* What you need to do
Omit every picture, and retype the lines that run from the beginning of the data below through the line containing "from bokeh.core.properties import value", inclusive.

* Source material
---*---

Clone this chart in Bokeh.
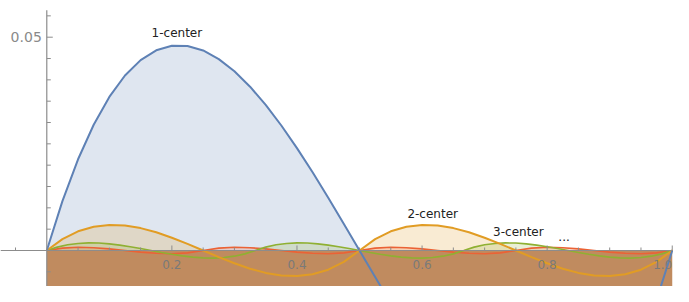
import numpy as np
from bokeh.plotting import figure
from bokeh.embed import file_html
from bokeh.resources import INLINE
from bokeh.core.properties import value

# ---- data ----
# 1-center (blue)
x1 = [0.0, 0.025, 0.05, 0.075, 0.1, 0.125, 0.15, 0.175, 0.2, 0.225, 0.25, 0.275, 0.3, 0.325, 0.35,
      0.375, 0.4, 0.425, 0.45, 0.475, 0.5, 0.525, 0.55, 0.575, 0.6, 0.625, 0.65, 0.675, 0.7, 0.725,
      0.75, 0.775, 0.8, 0.825, 0.85, 0.875, 0.9, 0.925, 0.95, 0.975, 1.0]
y1 = [0.0, 0.01158, 0.02138, 0.02948, 0.036, 0.04102, 0.04463, 0.04692, 0.048, 0.04795, 0.04688,
      0.04486, 0.042, 0.03839, 0.03413, 0.0293, 0.024, 0.01833, 0.01238, 0.00623, 0.0,
      -0.00623, -0.01238, -0.01833, -0.024, -0.0293, -0.03413, -0.03839, -0.042, -0.04486, -0.04688,
      -0.04795, -0.048, -0.04692, -0.04463, -0.04102, -0.036, -0.02948, -0.02138, -0.01158, 0.0]

# 2-center (orange)
x2 = x1
y2 = [0.0, 0.00267, 0.0045, 0.00558, 0.006, 0.00586, 0.00525, 0.00427, 0.003, 0.00155, 0.0,
      -0.00155, -0.003, -0.00427, -0.00525, -0.00586, -0.006, -0.00558, -0.0045, -0.00267, 0.0,
      0.00267, 0.0045, 0.00558, 0.006, 0.00586, 0.00525, 0.00427, 0.003, 0.00155, 0.0,
      -0.00155, -0.003, -0.00427, -0.00525, -0.00586, -0.006, -0.00558, -0.0045, -0.00267, 0.0]

# 3-center (green)
x3 = [0.0, 0.0167, 0.0333, 0.05, 0.0667, 0.0833, 0.1, 0.1167, 0.1333, 0.15, 0.1667, 0.1833, 0.2,
      0.2167, 0.2333, 0.25, 0.2667, 0.2833, 0.3, 0.3167, 0.3333, 0.35, 0.3667, 0.3833, 0.4, 0.4167,
      0.4333, 0.45, 0.4667, 0.4833, 0.5, 0.5167, 0.5333, 0.55, 0.5667, 0.5833, 0.6, 0.6167, 0.6333,
      0.65, 0.6667, 0.6833, 0.7, 0.7167, 0.7333, 0.75, 0.7667, 0.7833, 0.8, 0.8167, 0.8333, 0.85,
      0.8667, 0.8833, 0.9, 0.9167, 0.9333, 0.95, 0.9667, 0.9833, 1.0]
y3 = [0.0, 0.00079, 0.00133, 0.00165, 0.00178, 0.00174, 0.00156, 0.00126, 0.00089, 0.00046, 0.0,
      -0.00046, -0.00089, -0.00126, -0.00156, -0.00174, -0.00178, -0.00165, -0.00133, -0.00079, 0.0,
      0.00079, 0.00133, 0.00165, 0.00178, 0.00174, 0.00156, 0.00126, 0.00089, 0.00046, 0.0,
      -0.00046, -0.00089, -0.00126, -0.00156, -0.00174, -0.00178, -0.00165, -0.00133, -0.00079, 0.0,
      0.00079, 0.00133, 0.00165, 0.00178, 0.00174, 0.00156, 0.00126, 0.00089, 0.00046, 0.0,
      -0.00046, -0.00089, -0.00126, -0.00156, -0.00174, -0.00178, -0.00165, -0.00133, -0.00079, 0.0]

# 4-center (red)
x4 = x1
y4 = [0.0, 0.00056, 0.00075, 0.00066, 0.00038, 0.0, -0.00038, -0.00066, -0.00075, -0.00056, 0.0,
      0.00056, 0.00075, 0.00066, 0.00038, 0.0, -0.00038, -0.00066, -0.00075, -0.00056, 0.0,
      0.00056, 0.00075, 0.00066, 0.00038, 0.0, -0.00038, -0.00066, -0.00075, -0.00056, 0.0,
      0.00056, 0.00075, 0.00066, 0.00038, 0.0, -0.00038, -0.00066, -0.00075, -0.00056, 0.0]

x_tick_major = [0.2, 0.4, 0.6, 0.8, 1.0]
x_tick_labels = ["0.2", "0.4", "0.6", "0.8", "1.0"]
y_tick_major = [0.05]
y_tick_labels = ["0.05"]

label_text = ["1-center", "2-center", "3-center", "..."]
label_x = [0.208, 0.617, 0.754, 0.827]
label_y = [0.0509, 0.00867, 0.00422, 0.0032]

# ---- figure ----
W, H = 673, 286
X0, X1 = -0.074, 1.002
Y0, Y1 = -0.00844, 0.0586
sx = W / (X1 - X0)
sy = H / (Y1 - Y0)

p = figure(width=W, height=H, x_range=(X0, X1), y_range=(Y0, Y1),
           output_backend="svg", toolbar_location=None,
           x_axis_location=None, y_axis_location=None,
           min_border=0, outline_line_color=None, background_fill_color="white")
p.xgrid.grid_line_color = None
p.ygrid.grid_line_color = None

BLUE, ORANGE, GREEN, RED = "#5E81B5", "#E19C24", "#8FB032", "#EB6235"
series = [(x1, y1, BLUE), (x2, y2, ORANGE), (x3, y3, GREEN), (x4, y4, RED)]

for xs, ys, col in series:
    p.varea(x=xs, y1=np.zeros(len(xs)), y2=np.maximum(np.array(ys), 0),
            fill_color=col, fill_alpha=0.2)

# dense overlapping fill below the axis
p.quad(left=[0], right=[1], top=[0], bottom=[Y0 - 0.01],
       fill_color="#C08B5F", line_color=None)

widths = {BLUE: 2, ORANGE: 2, GREEN: 1.6, RED: 1.6}
for xs, ys, col in reversed(series):
    p.line(xs, ys, line_color=col, line_width=widths[col])

AX = "#8c8c8c"
# axes
p.segment(x0=[X0], y0=[0], x1=[X1], y1=[0], line_color=AX, line_width=1.2)
p.segment(x0=[0], y0=[Y0 - 0.01], x1=[0], y1=[0.0563], line_color=AX, line_width=1.2)

# x ticks
x_minor = [v for v in np.round(np.arange(-0.05, 1.0001, 0.05), 3) if v != 0 and v not in x_tick_major]
p.segment(x0=x_minor, y0=[0] * len(x_minor), x1=x_minor, y1=[3 / sy] * len(x_minor),
          line_color=AX, line_width=1)
p.segment(x0=x_tick_major, y0=[0] * 5, x1=x_tick_major, y1=[5 / sy] * 5,
          line_color=AX, line_width=1)
# y ticks
y_minor = [v for v in np.round(np.arange(-0.01, 0.0551, 0.005), 4) if v != 0 and v not in y_tick_major]
p.segment(x0=[0] * len(y_minor), y0=y_minor, x1=[4 / sx] * len(y_minor), y1=y_minor,
          line_color=AX, line_width=1)
p.segment(x0=[0], y0=y_tick_major, x1=[6 / sx], y1=y_tick_major, line_color=AX, line_width=1)

# tick labels (last one right-aligned so it stays inside the frame)
p.text(x=x_tick_major[:-1], y=[-14 / sy] * 4, text=x_tick_labels[:-1],
       text_font=value("DejaVu Sans"), text_font_size="12px",
       text_align="center", text_baseline="middle", text_color="#7a7a7a")
p.text(x=x_tick_major[-1:], y=[-14 / sy], text=x_tick_labels[-1:],
       text_font=value("DejaVu Sans"), text_font_size="12px",
       text_align="right", text_baseline="middle", text_color="#7a7a7a")
p.text(x=[-5 / sx], y=y_tick_major, text=y_tick_labels,
       text_font=value("DejaVu Sans"), text_font_size="14px",
       text_align="right", text_baseline="middle", text_color="#8a8a8a")

# curve labels
p.text(x=label_x, y=label_y, text=label_text,
       text_font=value("DejaVu Sans"), text_font_size="12px",
       text_align="center", text_baseline="middle", text_color="#222222")

open("out.html", "w").write(file_html(p, INLINE))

---*---

* In response
Clone this chart in Bokeh.
import numpy as np
from bokeh.plotting import figure
from bokeh.embed import file_html
from bokeh.resources import INLINE
from bokeh.core.properties import value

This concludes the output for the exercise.